Data-Driven Recruitment: The AI-Powered Talent Acquisition Revolution

Definition and scope: Data-driven recruitment uses AI and analytics across sourcing, screening, matching, and retention prediction. Tools range from machine learning resume parsers and candidate matching engines to predictive models that estimate employee tenure and performance. The goal is to reduce time-to-hire, increase hire quality, and lower turnover costs by making hiring decisions more evidence-based.

AI-powered resume screening and candidate matching algorithms accelerate volume hiring and improve consistency in early-stage selection. In large-scale recruitment drives—common in logistics and retail—these systems can reduce screening time dramatically while surfacing candidates with the best skills fit. Studies and vendor reports suggest organizations using AI-assisted sourcing can reduce time-to-fill and initial screening time by measurable margins; however, outcomes depend on model quality, training data, and continuous validation to avoid bias (see research and governance guidance at https://hbr.org and https://www.shrm.org).

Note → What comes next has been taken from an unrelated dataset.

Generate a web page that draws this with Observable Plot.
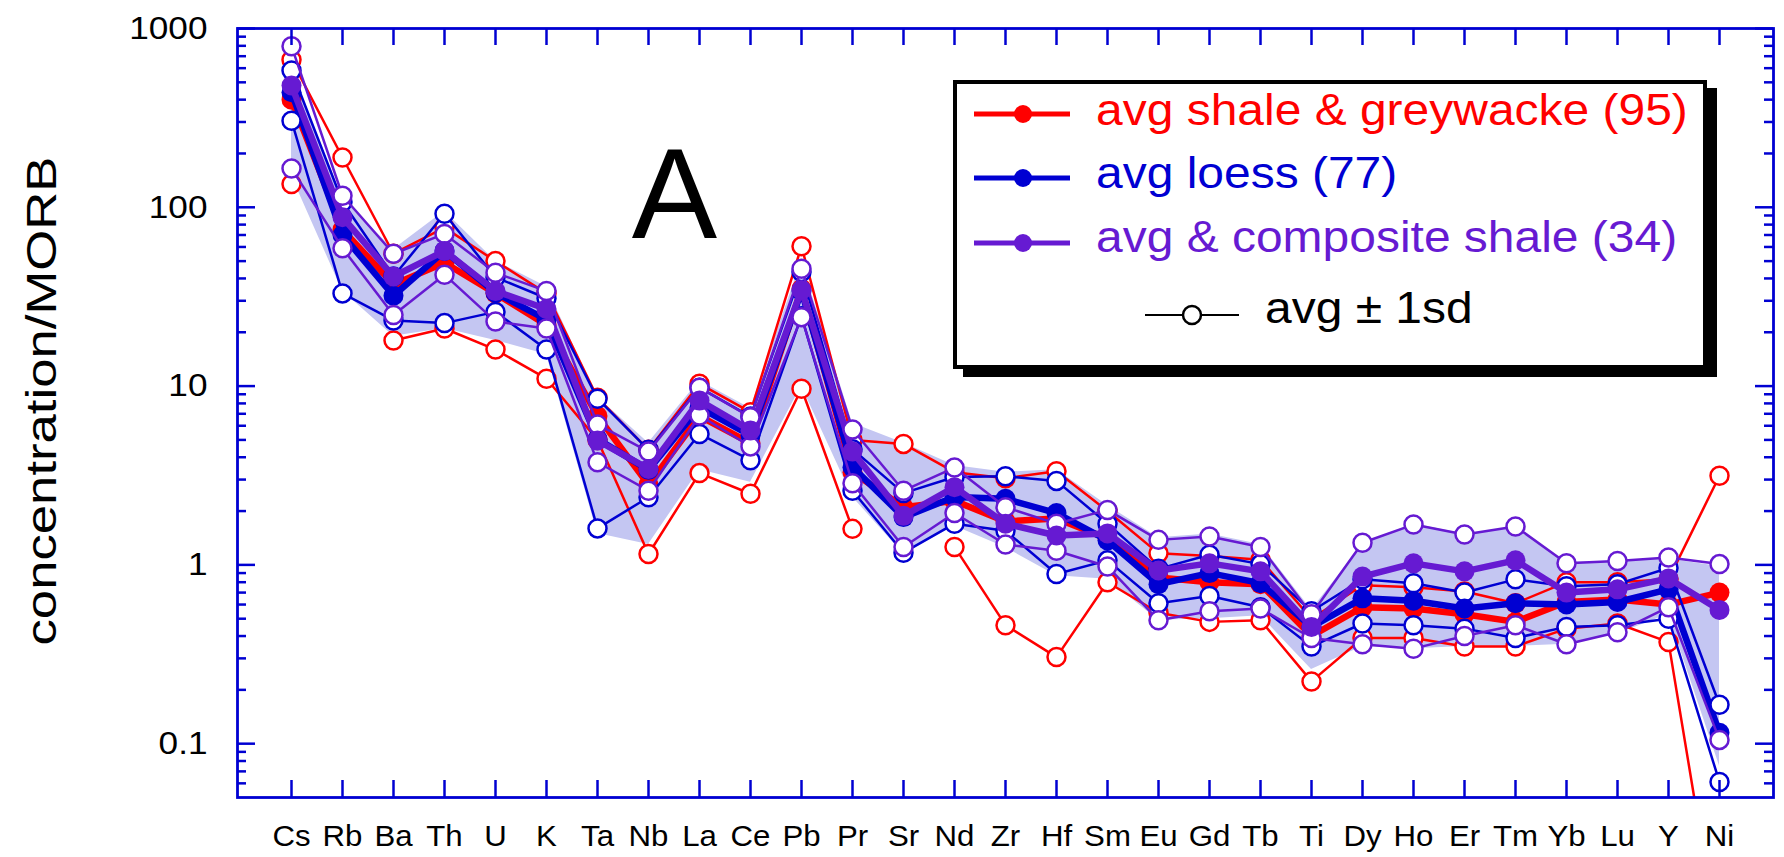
<!DOCTYPE html>
<html>
<head>
<meta charset="utf-8">
<script src="https://cdn.jsdelivr.net/npm/d3@7"></script>
<script src="https://cdn.jsdelivr.net/npm/@observablehq/plot@0.6"></script>
<style>
  html,body{margin:0;padding:0;background:#fff;}
  #wrap{position:relative;width:1784px;height:857px;overflow:hidden;background:#fff;}
  #legend{position:absolute;left:953px;top:80px;width:754px;height:289px;box-sizing:border-box;border:4px solid #000;background:#fff;box-shadow:10px 8px 0 0 #000;}
  #legend svg{display:block;}
</style>
</head>
<body>
<div id="wrap"><div id="chart"></div><div id="legend"></div></div>
<script>
// ---- data (values normalised to MORB) ----
const elements = ["Cs","Rb","Ba","Th","U","K","Ta","Nb","La","Ce","Pb","Pr","Sr","Nd","Zr","Hf","Sm","Eu","Gd","Tb","Ti","Dy","Ho","Er","Tm","Yb","Lu","Y","Ni"];

// avg shale & greywacke (95)
const shaleAvg = [400, 75, 37, 49, 33, 22, 6.8, 2.8, 6.8, 4.8, 35, 3.3, 2.1, 2.28, 1.75, 1.82, 1.4, 0.85, 0.8, 0.78, 0.4, 0.58, 0.57, 0.53, 0.48, 0.62, 0.64, 0.6, 0.7];
const shaleHi  = [668, 190, 55, 77, 50, 33, 8.6, 4.4, 10.3, 7.15, 60.6, 5.0, 4.75, 3.3, 3.05, 3.34, 2.0, 1.16, 1.12, 1.07, 0.5, 0.77, 0.75, 0.71, 0.61, 0.8, 0.8, 0.83, 3.15];
const shaleLo  = [135, NaN, 18, 21, 16, 11, 5.0, 1.15, 3.26, 2.5, 9.66, 1.59, NaN, 1.26, 0.46, 0.305, 0.8, 0.54, 0.48, 0.49, 0.223, 0.39, 0.39, 0.35, 0.35, 0.44, 0.47, 0.37, 0.007];

// avg loess (77)
const loessAvg = [440, 70, 32, 57, 33.3, 23.5, 5.05, 3.4, 7.6, 5.3, 34, 3.52, 1.85, 2.4, 2.34, 1.95, 1.37, 0.78, 0.9, 0.79, 0.45, 0.65, 0.63, 0.57, 0.61, 0.6, 0.62, 0.73, 0.115];
const loessHi  = [582, 107, 41, 92, 40.6, 31, 8.5, 4.4, 9.8, 6.75, 43.4, 4.44, 2.52, 3.1, 3.13, 2.95, 1.7, 0.95, 1.14, 1.01, 0.55, 0.83, 0.79, 0.7, 0.83, 0.76, 0.78, 0.96, 0.165];
const loessLo  = [305, 33, 23.3, 22.5, 26, 16, 1.6, 2.39, 5.4, 3.85, 24.6, 2.6, 1.17, 1.7, 1.55, 0.89, 1.06, 0.61, 0.67, 0.58, 0.35, 0.47, 0.46, 0.44, 0.39, 0.45, 0.46, 0.5, 0.061];

// avg & composite shale (34)
const compAvg = [480, 88, 41, 57, 34, 27, 4.97, 3.44, 8.3, 5.65, 34.5, 4.3, 1.88, 2.72, 1.7, 1.46, 1.5, 0.93, 1.02, 0.92, 0.45, 0.86, 1.02, 0.92, 1.06, 0.70, 0.73, 0.84, 0.56];
const compHi  = [796, 116, 55, 71, 43, 34, 6.1, 4.3, 9.8, 6.7, 45.3, 5.72, 2.6, 3.5, 2.1, 1.7, 2.03, 1.38, 1.44, 1.26, 0.53, 1.33, 1.68, 1.48, 1.64, 1.02, 1.05, 1.1, 1.01];
const compLo  = [165, 59, 25, 42, 23, 21, 3.75, 2.6, 6.85, 4.6, 24.3, 2.86, 1.26, 1.95, 1.3, 1.2, 0.98, 0.49, 0.55, 0.57, 0.39, 0.36, 0.34, 0.40, 0.46, 0.36, 0.42, 0.58, 0.105];

// shaded envelope
const bandHi = [590, 112, 58, 95, 50, 36, 8.7, 4.8, 10.7, 7.5, 50, 6.2, 4.8, 3.6, 3.3, 3.4, 2.15, 1.42, 1.49, 1.3, 0.56, 1.3, 1.7, 1.49, 1.62, 1.03, 1.05, 1.08, 0.98];
const bandLo = [150, 34, 19, 21, 18, 15, 1.5, 1.3, 3.4, 2.9, 10, 2.4, 1.15, 1.65, 1.25, 0.87, 0.83, 0.49, 0.5, 0.52, 0.26, 0.35, 0.34, 0.35, 0.35, 0.36, 0.41, 0.53, 0.075];

const yTicks = [0.1, 1, 10, 100, 1000];
const seriesNames = ["avg shale & greywacke (95)", "avg loess (77)", "avg & composite shale (34)"];
const sdLabel = "avg \u00b1 1sd";
const yTitle = "concentration/MORB";
const panelLabel = "A";

// ---- styling ----
const FONT = "'Liberation Sans', Arial, Helvetica, sans-serif";
const RED = "#ff0000", BLUE = "#0000d2", PURPLE = "#661ad2", BAND = "#c4c6f2", AXIS = "#0000d2";

const series = [
  {name: seriesNames[0], color: RED, avg: shaleAvg, hi: shaleHi, lo: shaleLo},
  {name: seriesNames[1], color: BLUE, avg: loessAvg, hi: loessHi, lo: loessLo},
  {name: seriesNames[2], color: PURPLE, avg: compAvg, hi: compHi, lo: compLo}
];
const rowsOf = s => elements.map((el, i) => ({el, avg: s.avg[i], hi: s.hi[i], lo: s.lo[i]}));
const bandRows = elements.map((el, i) => ({el, lo: bandLo[i], hi: bandHi[i]}));

const W = 1784, H = 857, mL = 237, mR = 11, mT = 28, mB = 60;
const fw = W - mL - mR, fh = H - mT - mB;
const minorTicks = [];
for (const d of [0.01, 0.1, 1, 10, 100]) for (let k = 2; k <= 9; k++) {
  const v = +(k * d).toPrecision(3);
  if (v > 0.05 && v < 1000) minorTicks.push(v);
}

const marks = [Plot.areaY(bandRows, {x: "el", y1: "lo", y2: "hi", fill: BAND, clip: true})];
for (const s of series) {
  const rows = rowsOf(s);
  marks.push(
    Plot.line(rows, {x: "el", y: "hi", stroke: s.color, strokeWidth: 2.5, clip: true}),
    Plot.line(rows, {x: "el", y: "lo", stroke: s.color, strokeWidth: 2.5, clip: true}),
    Plot.line(rows, {x: "el", y: "avg", stroke: s.color, strokeWidth: 6.5, clip: true}),
    Plot.dot(rows, {x: "el", y: "hi", r: 9, fill: "white", stroke: s.color, strokeWidth: 2.5, clip: true}),
    Plot.dot(rows, {x: "el", y: "lo", r: 9, fill: "white", stroke: s.color, strokeWidth: 2.5, clip: true}),
    Plot.dot(rows, {x: "el", y: "avg", r: 10, fill: s.color, clip: true})
  );
}
marks.push(
  Plot.tickX(elements, {x: d => d, stroke: AXIS, strokeWidth: 2.5, insetTop: fh - 17}),
  Plot.tickX(elements, {x: d => d, stroke: AXIS, strokeWidth: 2.5, insetBottom: fh - 17}),
  Plot.tickY(yTicks, {y: d => d, stroke: AXIS, strokeWidth: 2.5, insetRight: fw - 18}),
  Plot.tickY(minorTicks, {y: d => d, stroke: AXIS, strokeWidth: 2.5, insetRight: fw - 9}),
  Plot.tickY(yTicks, {y: d => d, stroke: AXIS, strokeWidth: 2.5, insetLeft: fw - 18}),
  Plot.tickY(minorTicks, {y: d => d, stroke: AXIS, strokeWidth: 2.5, insetLeft: fw - 9}),
  Plot.frame({stroke: AXIS, strokeWidth: 2.8}),
  Plot.text(elements, {x: d => d, text: d => d, frameAnchor: "bottom", textAnchor: "middle", lineAnchor: "middle", dy: 39, fontSize: 30, fill: "black"}),
  Plot.text(yTicks, {y: d => d, text: d => String(d), frameAnchor: "left", textAnchor: "end", lineAnchor: "middle", dx: -30, fontSize: 32, fill: "black"}),
  Plot.text([yTitle], {frameAnchor: "left", textAnchor: "middle", lineAnchor: "middle", rotate: -90, dx: -195, dy: -12, fontSize: 42, fill: "black"}),
  Plot.text([panelLabel], {frameAnchor: "top-left", textAnchor: "middle", lineAnchor: "middle", dx: 437, dy: 169, fontSize: 128, fill: "black"})
);

const chart = Plot.plot({
  width: W, height: H,
  marginLeft: mL, marginRight: mR, marginTop: mT, marginBottom: mB,
  style: {fontFamily: FONT, background: "white"},
  x: {type: "point", domain: elements, padding: 1, axis: null},
  y: {type: "log", domain: [0.05, 1000], axis: null},
  marks
});
document.getElementById("chart").append(chart);

// stretch text horizontally to match the reference lettering
const yTickStr = yTicks.map(String);
chart.querySelectorAll("text").forEach(t => {
  const s = t.textContent;
  const w = t.getComputedTextLength();
  let L = null;
  if (s === yTitle) L = 489;
  else if (yTickStr.includes(s)) L = w * 1.1;
  else if (elements.includes(s)) L = w * 1.04;
  if (L) { t.setAttribute("textLength", L); t.setAttribute("lengthAdjust", "spacingAndGlyphs"); }
});

// ---- legend ----
const lg = d3.select("#legend").append("svg").attr("width", 746).attr("height", 281).style("font-family", FONT);
const rowY = [30, 94, 159], baseY = [41, 104, 168];
series.forEach((s, i) => {
  lg.append("line").attr("x1", 17).attr("x2", 113).attr("y1", rowY[i]).attr("y2", rowY[i])
    .attr("stroke", s.color).attr("stroke-width", 5);
  lg.append("circle").attr("cx", 66).attr("cy", rowY[i]).attr("r", 9).attr("fill", s.color);
  lg.append("text").attr("x", 139).attr("y", baseY[i]).attr("fill", s.color).attr("font-size", 44).text(s.name);
});
lg.append("line").attr("x1", 188).attr("x2", 282).attr("y1", 231).attr("y2", 231).attr("stroke", "#000").attr("stroke-width", 2);
lg.append("circle").attr("cx", 235).attr("cy", 231).attr("r", 9).attr("fill", "white").attr("stroke", "#000").attr("stroke-width", 2.5);
lg.append("text").attr("x", 308).attr("y", 239).attr("fill", "#000").attr("font-size", 44).text(sdLabel);
lg.selectAll("text").each(function() {
  const w = this.getComputedTextLength();
  this.setAttribute("textLength", w * 1.09);
  this.setAttribute("lengthAdjust", "spacingAndGlyphs");
});
</script>
</body>
</html>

Practical example: a national retailer using skill-based matching and predictive analytics tied hiring decisions to early-job performance metrics. The retailer combined structured skills assessments, on-the-job performance feedback, and an analytic model to improve candidate-job fit and reduce 90-day attrition. This illustrates how "data-driven recruitment" and "AI hiring" can support operational goals when integrated with hiring managers' judgment and a feedback loop for model recalibration.

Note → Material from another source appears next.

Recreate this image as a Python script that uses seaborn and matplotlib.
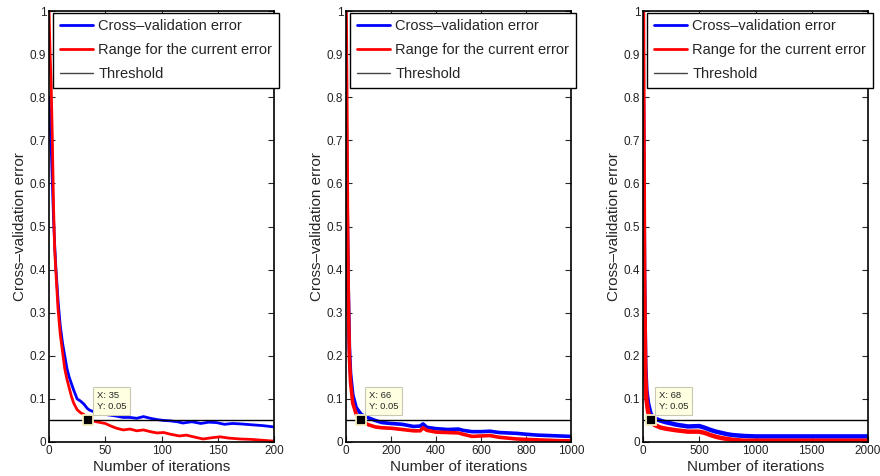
import pandas as pd
import numpy as np
import matplotlib
matplotlib.use("Agg")
import matplotlib.pyplot as plt
import seaborn as sns

# ---- data ----
# panel 1 (200 iterations)
p1_cv_x = [0, 1, 2, 3, 4, 5, 6, 8, 10, 12, 14, 16, 18, 20, 22, 25, 28, 31, 34, 36, 40, 45,
           50, 55, 60, 66, 72, 78, 84, 90, 96, 102, 108, 114, 119, 127, 135, 142, 149, 156,
           163, 170, 180, 190, 200]
p1_cv_y = [0.80, 0.74, 0.68, 0.60, 0.52, 0.46, 0.41, 0.33, 0.27, 0.23, 0.20, 0.17, 0.15,
           0.135, 0.12, 0.10, 0.095, 0.088, 0.078, 0.074, 0.070, 0.066, 0.064, 0.062, 0.060,
           0.057, 0.057, 0.055, 0.059, 0.055, 0.052, 0.050, 0.049, 0.047, 0.044, 0.047,
           0.043, 0.046, 0.045, 0.041, 0.043, 0.042, 0.040, 0.038, 0.035]
p1_rng_x = [0, 1, 2, 3, 4, 5, 6, 8, 10, 12, 14, 16, 18, 20, 22, 25, 28, 31, 34, 35, 38, 42,
            46, 50, 55, 60, 66, 72, 78, 84, 90, 96, 102, 108, 116, 122, 130, 137, 145, 152,
            160, 170, 180, 190, 200]
p1_rng_y = [1.00, 0.90, 0.82, 0.70, 0.55, 0.45, 0.40, 0.31, 0.25, 0.21, 0.17, 0.145, 0.125,
            0.105, 0.090, 0.075, 0.068, 0.064, 0.057, 0.050, 0.050, 0.047, 0.045, 0.043,
            0.037, 0.032, 0.028, 0.030, 0.026, 0.028, 0.024, 0.021, 0.022, 0.018, 0.014,
            0.016, 0.011, 0.007, 0.010, 0.012, 0.009, 0.007, 0.006, 0.004, 0.002]

# panel 2 (1000 iterations)
p2_x = [0, 3, 6, 10, 15, 20, 30, 45, 66, 80, 100, 130, 160, 200, 250, 300, 330, 342, 360,
        400, 450, 500, 520, 560, 600, 640, 680, 720, 760, 800, 850, 900, 950, 1000]
p2_cv_y = [0.80, 0.65, 0.50, 0.35, 0.22, 0.16, 0.11, 0.080, 0.065, 0.060, 0.056, 0.050,
           0.045, 0.043, 0.041, 0.036, 0.037, 0.042, 0.034, 0.031, 0.029, 0.030, 0.027,
           0.024, 0.024, 0.025, 0.022, 0.021, 0.020, 0.018, 0.016, 0.015, 0.014, 0.013]
p2_rng_y = [1.00, 0.80, 0.55, 0.35, 0.20, 0.14, 0.09, 0.065, 0.050, 0.045, 0.040, 0.035,
            0.033, 0.032, 0.029, 0.026, 0.026, 0.033, 0.027, 0.023, 0.022, 0.021, 0.018,
            0.013, 0.014, 0.015, 0.011, 0.009, 0.007, 0.006, 0.005, 0.004, 0.003, 0.003]

# panel 3 (2000 iterations)
p3_x = [0, 5, 10, 20, 30, 45, 68, 100, 150, 200, 300, 400, 500, 550, 600, 650, 700, 750,
        800, 900, 1000, 1200, 1500, 2000]
p3_cv_y = [0.80, 0.60, 0.38, 0.18, 0.12, 0.09, 0.065, 0.055, 0.050, 0.046, 0.040, 0.036,
           0.037, 0.033, 0.028, 0.024, 0.021, 0.018, 0.016, 0.014, 0.013, 0.013, 0.013, 0.013]
p3_rng_y = [1.00, 0.70, 0.40, 0.16, 0.10, 0.07, 0.050, 0.040, 0.034, 0.031, 0.027, 0.024,
            0.024, 0.021, 0.016, 0.012, 0.009, 0.007, 0.005, 0.003, 0.003, 0.003, 0.003, 0.003]

threshold = 0.05
tips = [(35, 0.05), (66, 0.05), (68, 0.05)]
x_max = [200, 1000, 2000]
x_ticks = [[0, 50, 100, 150, 200],
           [0, 200, 400, 600, 800, 1000],
           [0, 500, 1000, 1500, 2000]]
y_ticks = [0, 0.1, 0.2, 0.3, 0.4, 0.5, 0.6, 0.7, 0.8, 0.9, 1]
y_labels = ["0", "0.1", "0.2", "0.3", "0.4", "0.5", "0.6", "0.7", "0.8", "0.9", "1"]

panels = [
    (p1_cv_x, p1_cv_y, p1_rng_x, p1_rng_y),
    (p2_x, p2_cv_y, p2_x, p2_rng_y),
    (p3_x, p3_cv_y, p3_x, p3_rng_y),
]
line_widths = [2.0, 2.6, 3.2]

sns.set_style("ticks")
plt.rcParams["font.family"] = ["Liberation Sans", "DejaVu Sans"]

fig = plt.figure(figsize=(8.8, 4.76), dpi=100)
lefts = [49 / 880, 346 / 880, 643 / 880]

for i, (cx, cy, rx, ry) in enumerate(panels):
    ax = fig.add_axes([lefts[i], 34 / 476, 225 / 880, 431 / 476])

    df = pd.concat([
        pd.DataFrame({"Iteration": cx, "Error": cy, "Series": "Cross–validation error"}),
        pd.DataFrame({"Iteration": rx, "Error": ry, "Series": "Range for the current error"}),
    ])
    sns.lineplot(data=df, x="Iteration", y="Error", hue="Series",
                 palette={"Cross–validation error": "#0000ff",
                          "Range for the current error": "#ff0000"},
                 linewidth=line_widths[i], legend=False, ax=ax, sort=False)
    ax.axhline(threshold, color="black", linewidth=1.0)

    ax.set_xlim(0, x_max[i])
    ax.set_ylim(0, 1)
    ax.set_xticks(x_ticks[i])
    ax.set_yticks(y_ticks)
    ax.set_yticklabels(y_labels)
    ax.tick_params(direction="in", top=True, right=True, labelsize=8.5,
                   length=4, width=0.8, pad=2, labelcolor="#222222")
    for s in ax.spines.values():
        s.set_visible(True)
        s.set_linewidth(1.2)
        s.set_color("black")
    ax.set_xlabel("Number of iterations", fontsize=11, labelpad=2)
    ax.set_ylabel("Cross–validation error", fontsize=11, labelpad=2)

    # legend
    handles = [
        plt.Line2D([], [], color="#0000ff", linewidth=2),
        plt.Line2D([], [], color="#ff0000", linewidth=2),
        plt.Line2D([], [], color="#444444", linewidth=1),
    ]
    leg = ax.legend(handles, ["Cross–validation error", "Range for the current error",
                              "Threshold"],
                    loc="upper left", bbox_to_anchor=(0.018, 0.996), fontsize=10.5,
                    frameon=True, fancybox=False, framealpha=1, edgecolor="black",
                    borderpad=0.45, handlelength=2.3, handletextpad=0.35,
                    labelspacing=0.68, borderaxespad=0)
    leg.get_frame().set_linewidth(1.0)

    # data tip
    tx, ty = tips[i]
    ax.plot([tx], [ty], marker="s", markersize=6.5, color="black",
            markeredgecolor="#f5f0c0", markeredgewidth=1.3, zorder=5)
    ax.annotate(f"X: {tx}\nY: {ty}", xy=(tx, ty), xytext=(6, 7),
                textcoords="offset points", fontsize=6.8, ha="left", va="bottom",
                linespacing=1.3,
                bbox=dict(boxstyle="square,pad=0.4", facecolor="#ffffe1",
                          edgecolor="#c8c8b4", linewidth=0.8), zorder=6)

fig.savefig("out.png", dpi=100)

Predictive analytics for identifying high-potential candidates and reducing turnover is an increasingly strategic component of talent acquisition. Models that combine work history, skills assessments, and contextual factors (location, shift pattern, team dynamics) can highlight candidates with higher retention probabilities. Organizations using these insights report improvements in retention and reductions in replacement costs—especially in roles where training investments are significant.

However, three caveats are essential for HR leaders:

•Model governance: Ensure transparency, documentation, and fairness checks to reduce bias and regulatory risk.

•Data quality: Incomplete or skewed datasets produce misleading signals; invest in data collection and cleaning.

•Human oversight: Use AI to augment—not replace—human evaluators, particularly for high-stakes decisions.

Workforce Management 2.0: Leveraging Data for Strategic Human Capital Decisions

Definition and scope: Workforce Management 2.0 combines real-time performance analytics, skills-mapping, and predictive planning to inform hiring, redeployment, and development decisions. The approach uses operational telemetry (production metrics, call center queues), HR data (turnover, performance ratings), and external labor-market indicators to create an integrated view of human capital supply and demand.

Real-time performance analytics and productivity optimization enable managers to identify bottlenecks and target interventions quickly. Continuous feedback systems, combined with objective productivity metrics, support coaching, rapid skill-upgrading, and adaptive scheduling. Companies with mature workforce analytics capabilities report incremental productivity improvements because they can act on early signals—adjusting staffing, reallocating expertise, or deploying targeted training.

Predictive workforce planning and skills gap analysis help executives anticipate future demand and minimize costly reactive hiring. By modeling scenario-based demand (for example, seasonal peaks or new product rollouts), organizations can plan cross-training programs, hire contingent labor strategically, and invest in longer-term talent pipelines. In practice, workforce planning often combines short-term operational models with multi-year capability roadmaps focused on critical skills such as data literacy, machine maintenance, or systems integration.

MetricIllustrative ImpactTime-to-hireReduced 20–40% with AI-assisted screening and structured interviews90-day retentionImproved 10–30% when predictive matching and onboarding analytics appliedThroughput (automation + human oversight)Up to 2x improvement in select fulfillment operations

Governance and change management are critical enablers. Successful implementations pair analytical insights with a strong communications and reskilling program. HR becomes a strategic partner by translating analytics into talent investments—defining which roles to automate, which to augment, and which to grow—while engaging frontline managers and unions where appropriate.

Practical Recommendations for HR and Business Leaders

1. Adopt an outcomes-first approach: Start with business objectives (throughput, quality, retention) rather than technology-first pilots. Map tasks and competencies, then evaluate whether robotics, RPA, or people investments best achieve the goal.

2. Build data governance for hiring systems: Create transparent model documentation, regular bias audits, and human-in-the-loop reviews. This reduces legal and reputational risk while improving model performance.

3. Invest in hybrid career paths: Define clear progression from operator to supervisor to robotics maintenance or data-analyst roles, pairing on-the-job learning with micro-credentials. Upskilling reduces displacement and preserves institutional knowledge.

4. Integrate workforce analytics into operational planning: Make human capital metrics a regular input to supply-chain and capacity planning meetings so that hiring and training lag does not become a constraint to automation benefits.

5. Pilot ethically and scale responsibly: Use small, measurable pilots with robust metrics and worker feedback mechanisms before scaling across sites. Share results transparently and set clear timelines for redeployment or retraining commitments.

Implications for Policy and the Labor Market

At the macro level, the US labor market faces an adjustment period as demand shifts toward higher-skill technical and supervisory roles. Public policy—education, workforce development programs, and portable credential frameworks—can accelerate transitions. Partnerships between industry, community colleges, and apprenticeship programs provide pragmatic pathways into new hybrid roles.

Policymakers can support transition by investing in lifelong learning infrastructure and incentivizing employer investments in reskilling. At the same time, employers should adopt a social license mindset: clear communication, predictable career paths, and investment commitments help maintain workforce morale and public trust as automation expands.